Kolumne nebensachen aus wien: Im Land der Psychopathen
oder Von Axtmördern und privaten Kerkermeistern
"Red Wedding Night", einen Horrorfilm in arte, empfahl der Standard vorigen Freitag seinen Lesern. Wer vor dem Einschlafen die sanfte Gänsehaut schätzt, ist dieser Tage indes mit den österreichischen Abendnachrichten und den Chronikseiten der Zeitungen bestens bedient. Gewinnt man doch den Eindruck, dass dieses Land mit Psychopathen bevölkert ist, die hinter jeder Ecke lauern können.
Vergangene Woche wurde in Krems ein Mann zu 20 Jahren Haft verurteilt, weil ihn die Geschworenen für schuldig befanden, den Bürgermeister von Spitz an der Donau vergiftet zu haben. Bürgermeister Hannes Hirtzberger fand im Februar auf der Windschutzscheibe seines Autos eine Packung Kirschlikörschokolade mit einer anonymen Grußkarte.
Nach dem Verzehr eines Bonbons war Hirtzberger zusammengebrochen. Er liegt im Koma und dürfte nach Meinung der Ärzte bleibende Schäden davontragen. Der Beschuldigte bestritt mit erstaunlicher Detailkenntnis die Möglichkeit, eine ausreichende Dosis Strychnin in eine Praline zu befördern.
Verfechter einer liberaleren Waffenpolitik müssen sich bestätigt fühlen, bedarf man doch in Österreich keiner Schusswaffen, wenn man dem oder der Nächsten an den Kragen will. Das Tatwerkzeug des Reinhard S. ist in jedem Heimwerkermarkt erhältlich. S. kaufte sich eine neue Axt, um seine Frau und seine siebenjährige Tochter in Wien zu erschlagen. Dann fuhr der Mann nach Oberösterreich und tötete seine Eltern. Zuletzt wurde auch der Schwiegervater regelrecht abgeschlachtet.

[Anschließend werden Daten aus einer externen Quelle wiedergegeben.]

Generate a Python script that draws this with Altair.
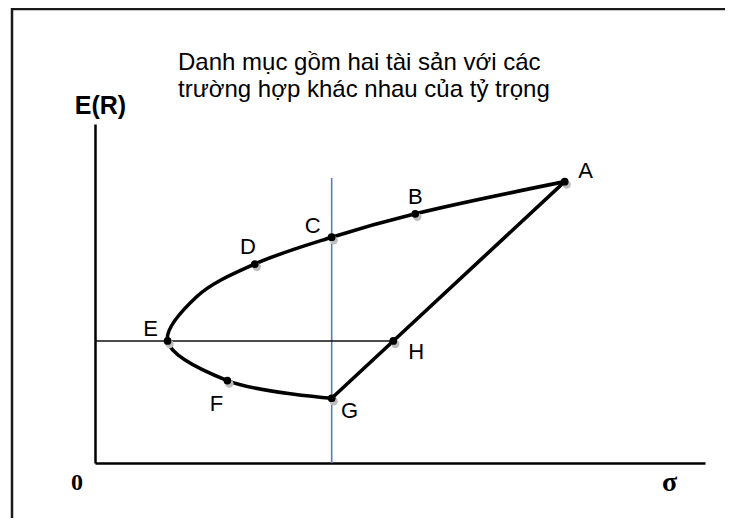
import altair as alt
import pandas as pd

# ---- data (sigma, E(R) in arbitrary units 0..100) ----
labels = ["A", "B", "C", "D", "E", "F", "G", "H"]
sigma = [77.0, 52.5, 38.8, 26.2, 11.9, 21.7, 38.8, 48.9]
er = [83.0, 73.5, 66.6, 58.7, 36.0, 24.3, 19.1, 36.0]

# curved frontier A -> ... -> G (labelled points plus one traced point between D and E)
curve_sigma = [77.0, 52.5, 38.8, 26.2, 16.7, 11.9, 21.7, 38.8]
curve_er = [83.0, 73.5, 66.6, 58.7, 49.1, 36.0, 24.3, 19.1]

# straight segment G -> H -> A
seg_labels = ["G", "H", "A"]

blue_top = 84.1  # top of the vertical blue line through C and G

title_lines = ["Danh mục gồm hai tài sản với các", "trường hợp khác nhau của tỷ trọng"]

# ---- styles ----
label_offsets = {
    "A": (21, -11), "B": (0, -17), "C": (-19, -11), "D": (-7, -17),
    "E": (-17, -12), "F": (-11, 23), "G": (18, 13), "H": (23, 11),
}

pts = pd.DataFrame({"label": labels, "sigma": sigma, "er": er})
curve = pd.DataFrame({"i": list(range(len(curve_sigma))), "sigma": curve_sigma, "er": curve_er})
idx = {l: k for k, l in enumerate(labels)}
seg = pd.DataFrame({
    "i": list(range(len(seg_labels))),
    "sigma": [sigma[idx[l]] for l in seg_labels],
    "er": [er[idx[l]] for l in seg_labels],
})
hline = pd.DataFrame({"sigma": [0.0], "sigma2": [sigma[idx["H"]]], "er": [er[idx["E"]]]})
vline = pd.DataFrame({"sigma": [sigma[idx["C"]]], "er": [0.0], "er2": [blue_top]})
origin = pd.DataFrame({"sigma": [0.0], "er": [0.0], "t": ["0"]})
one = pd.DataFrame({"k": [0]})

xs = alt.Scale(domain=[0, 100], nice=False, zero=False)
ys = alt.Scale(domain=[0, 100], nice=False, zero=False)

xaxis = alt.Axis(
    title="σ", titleFont="Liberation Serif", titleFontSize=28, titleFontWeight="bold",
    titleColor="black", titleX=574, titleY=27, titleAlign="center", titleBaseline="alphabetic",
    labels=False, ticks=False, grid=False, domainColor="black", domainWidth=2.5,
)
yaxis = alt.Axis(
    title="E(R)", titleAngle=0, titleFont="Liberation Sans", titleFontSize=25,
    titleFontWeight="bold", titleColor="black", titleX=5, titleY=-11,
    titleAlign="center", titleBaseline="alphabetic",
    labels=False, ticks=False, grid=False, domainColor="black", domainWidth=2.5,
)

X = lambda f="sigma": alt.X(f"{f}:Q", scale=xs, axis=xaxis)
Y = lambda f="er": alt.Y(f"{f}:Q", scale=ys, axis=yaxis)

frame_top = alt.Chart(one).mark_rule(color="#1a1a1a", strokeWidth=2.5).encode(
    x=alt.value(-83), x2=alt.value(640), y=alt.value(-115))
frame_left = alt.Chart(one).mark_rule(color="#1a1a1a", strokeWidth=2.5).encode(
    x=alt.value(-83), y=alt.value(-116), y2=alt.value(402))

blue = alt.Chart(vline).mark_rule(color="#4f81bd", strokeWidth=1.6).encode(
    x=X(), y=Y(), y2="er2:Q")
horiz = alt.Chart(hline).mark_rule(color="#111111", strokeWidth=1.5).encode(
    x=X(), x2="sigma2:Q", y=Y())

curve_l = alt.Chart(curve).mark_line(color="black", strokeWidth=3.6, interpolate="catmull-rom").encode(
    x=X(), y=Y(), order="i:Q")
seg_l = alt.Chart(seg).mark_line(color="black", strokeWidth=3.6).encode(
    x=X(), y=Y(), order="i:Q")

shadow = alt.Chart(pts).mark_circle(color="#bdbdbd", size=70, opacity=1, xOffset=2, yOffset=3).encode(
    x=X(), y=Y())
dots = alt.Chart(pts).mark_circle(color="black", size=60, opacity=1).encode(x=X(), y=Y())

label_layers = []
for l in labels:
    dx, dy = label_offsets[l]
    label_layers.append(
        alt.Chart(pts).transform_filter(alt.datum.label == l).mark_text(
            font="Liberation Sans", fontSize=22, color="black", align="center",
            baseline="middle", dx=dx, dy=dy,
        ).encode(x=X(), y=Y(), text="label:N")
    )

zero_t = alt.Chart(origin).mark_text(
    font="Liberation Serif", fontSize=24, fontWeight="bold", color="black",
    align="center", baseline="alphabetic", dx=-18, dy=27,
).encode(x=X(), y=Y(), text="t:N")

title_t = alt.Chart(one).mark_text(
    font="Liberation Sans", fontSize=24, color="black", align="left",
    baseline="alphabetic", lineHeight=27, text=title_lines,
).encode(x=alt.value(83), y=alt.value(-54))

chart = alt.layer(
    frame_top, frame_left, blue, horiz, curve_l, seg_l, shadow, dots, *label_layers, zero_t, title_t
).properties(
    width=610, height=339,
    autosize=alt.AutoSizeParams(type="none"),
    padding={"left": 87, "top": 116, "right": 20, "bottom": 55},
    background="white",
).configure_view(stroke=None)

chart.save("out.html", embed_options={"renderer": "svg", "actions": False})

Dem Umstand, dass der Amokläufer nicht mehr die Kraft hatte, an sich selbst Hand anzulegen, verdanken wir die rasche Erhellung des Motivs. Der 39-jährige Angestellte hatte bei Spekulationsgeschäften 300.000 Euro in den Sand gesetzt und wollte seinen Angehörigen die Schande ersparen.
Nach dem Fall des Josef Fritzl in Amstetten, der seine Tochter 24 Jahre in einem Keller gefangengehalten und missbraucht hat, begann man über die Abgründe der österreichischen Seele nachzudenken und hinter den Verbrechen ein Muster zu suchen, das sich mit einem Nationalcharakter erklären ließe.
In Wien kommentierte man zuletzt vor allem einen Aufsatz des britischen Germanisten und Literaturhistorikers Ritchie Robertson, der für The Times Literary Supplement schon in Albert Stifters Novelle "Turmalin" von 1853 ein Vorbild für die Bunkerkinder entdeckte. Dort sperrte ein Rentner aus Enttäuschung über die Untreue seiner Frau seine Tochter in den Keller. Bei Franz Nabls "Das Grab des Lebendigen", 1917, setzt sich für Robertson das Muster fort. In Elias Canettis "Blendung" tritt der Ingenieur Josef Fritzl als Hausmeister Pfaff auf, der seine eingesperrte Tochter regelmäßig vergewaltigt.
Wenngleich diese literarischen Vorfahren der privaten Kerkermeister fiktionale Gestalten sind, dürfte es doch im Umfeld der Autoren reale Vorbilder gegeben haben. Umgekehrt gehört es zur guten österreichischen Tradition, besonders gerissene Verbrecher durch Romane oder Filme zu würdigen.
Die Geschichte des Briefbombenattentäters Franz Fuchs, der eine "Bajuwarische Befreiungsfront" erfand, um seine irren Taten zu rechtfertigen, wurde ebenso verfilmt wie die Biografie der Elfriede Blauensteiner, die serienweise gebrechliche Männer ehelichte, um den Erbfall zu beschleunigen.
Keiner aber hat es so weit gebracht wie Jack Unterweger. Er schrieb nach der Verurteilung wegen neun Prostituiertenmorden seine Memoiren und wurde als Knastpoet populär. Er erhängte sich 1994 in der Haftanstalt Graz, erlebte aber seine Auferstehung als Titelheld einer Oper. Der Name: "The Infernal Comedy" - "Die höllische Komödie".